VOD film review: Spaceship Earth
Review Overview
Science
8Optimism
8David Farnor | On 15, Jul 2020
Director: Matt Wolf
Cast: John Allen, Tony Burgess, Jane Goodall
Certificate: 12
Watch Spaceship Earth online in the UK: Curzon Home Cinema / Apple TV (iTunes) / Prime Video (Buy/Rent) / Virgin Movies / Google Play / Sky Store
Eight experts locked in a gigantic dome in the middle of desert. It sounds like the beginnings of a new Channel 5 reality TV series, but it was actually a very serious scientific experiment in the early 1990s. The aim? To test out what conditions might be like in a colony on the moon or Mars, and determine any challenges that might arise.

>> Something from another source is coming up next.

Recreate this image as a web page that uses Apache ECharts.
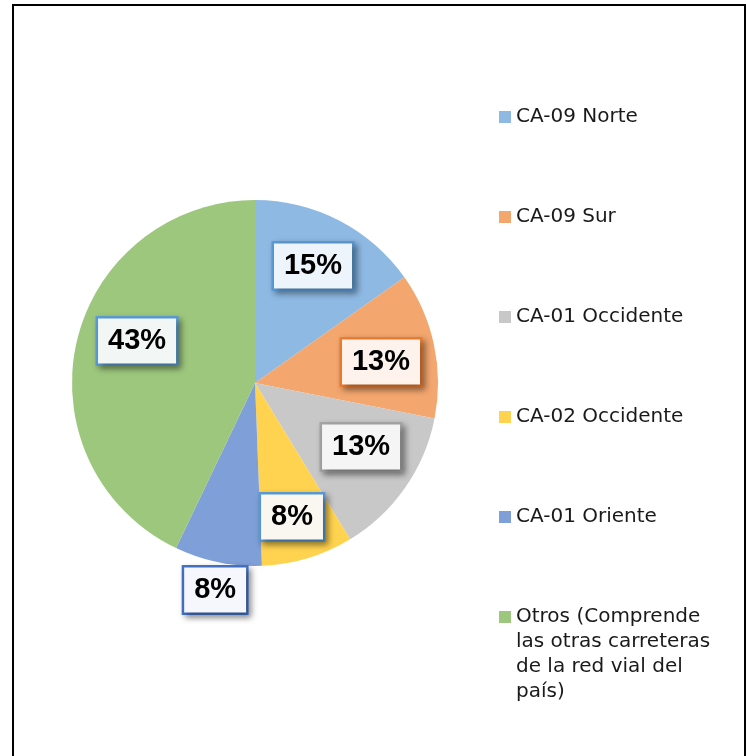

It wasn’t a NASA-endorsed operation, and that fact alone made for a gruelling challenge – it’s telling that Matt Wolf’s documentary takes a long time just to get to the experiment itself, as it puts all the parts together. It’s a fascinating story, one that’s been larger forgotten by the media, even as we begin to consider notions of colonisation in the not-so-distant future. For that reason alone, it’s more than worth tuning in, as the bizarre account of this ambitious initiative is stuffed with interesting facts – right down to the fact that the biodome was called “Biosphere 2”, because Biosphere 1 is technically Earth.
That kind of cute detail is a testament to the optimism on display from the people behind the biodome. They engineered it to be self-sustaining and eco-friendly, generating its own water, crops and mater – all powered by a heart and hope that lies at the centre of all noble scientific quests.
But over two years these experts were locked away in that three-acre building, that hope was challenged by the real world, with criticisms that it was a cult, or that it was a stunt, that it wasn’t transparent, that it was an expensive white elephant, and more. Copious archive footage edited smoothly into 90 minutes gives us a heart-warming glimpse of the context leading up to the project, as well as the bitter ways in which things gradually turned sour, less because of the human dynamics – a reality TV classic – and more because of the scientific advisors that come in and meddle, squabble and undermine, as rising CO2 levels cause problems.
The juxtaposition with figures from today’s Wall Street-driven world, which sees its potential for some kind of tourist attraction, cements Spaceship Earth’s almost alien snapshot of an unremembered, uncynical endeavour. The result is a charmingly earnest and sincere reminder of what can be achieved with the right conviction and principles – and what can be learnt even from the most noble failures.